Rising Import Costs Drive Subsidy Bill Higher
The West Asia crisis is directly increasing the cost of imported urea, Di-Ammonium Phosphate (DAP), and NPK complex fertilizers. This surge in global prices is expected to add an estimated Rs 70,000 crore to India's fertilizer subsidy bill for fiscal year 2026-27. The total subsidy outlay could thus reach Rs 2.41 lakh crore, a substantial rise from the Rs 1.71 lakh crore budgeted.

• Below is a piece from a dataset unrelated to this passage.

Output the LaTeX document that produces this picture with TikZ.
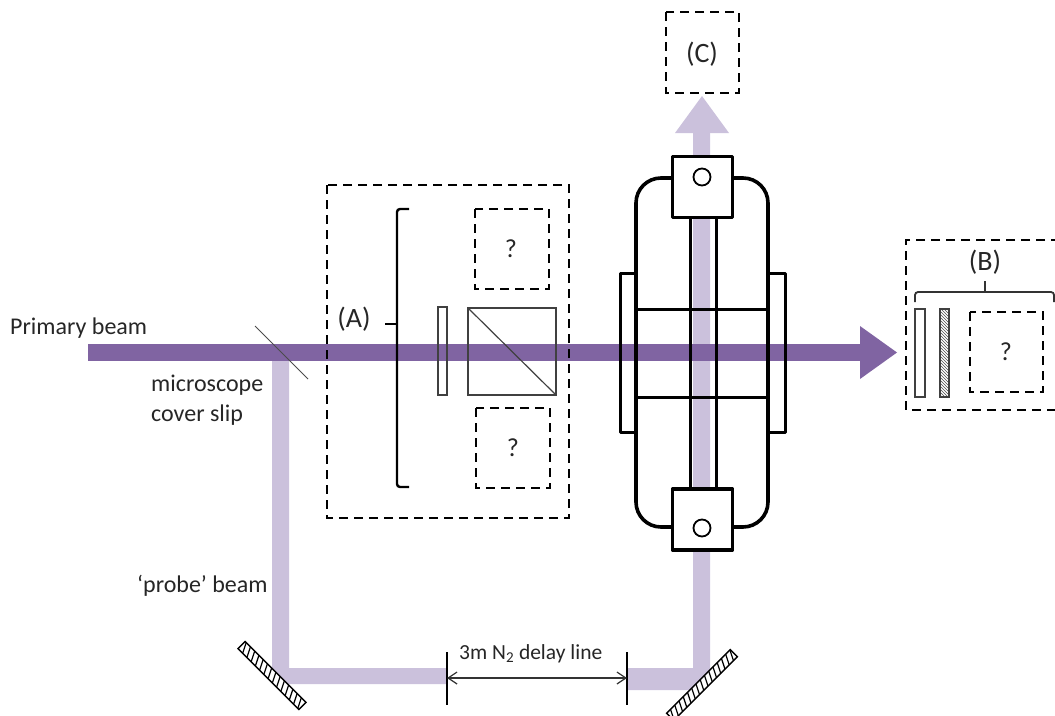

Securing Supply for Kharif Season
Despite these increased costs, officials have confirmed that fertilizer availability for the upcoming kharif agricultural season remains secure. Current domestic stocks are reported to be above 51 percent of the total requirement. India is actively diversifying its import sources to bypass potential chokepoints like the Strait of Hormuz, having already secured over 22 lakh tonnes of fertilizers through alternative shipping routes.
Domestic Production and Procurement Efforts
While domestic fertilizer production is running at approximately 80,000 tonnes per day, output has seen a slight dip compared to the previous year since the West Asia crisis began. The Department of Fertilizers is working to compensate for this shortfall in the coming months. Furthermore, substantial volumes of DAP and NPK complex fertilizers have been secured through consortium-based procurement. Adequate gas supply, a critical input for urea manufacturing, is also reported to be available.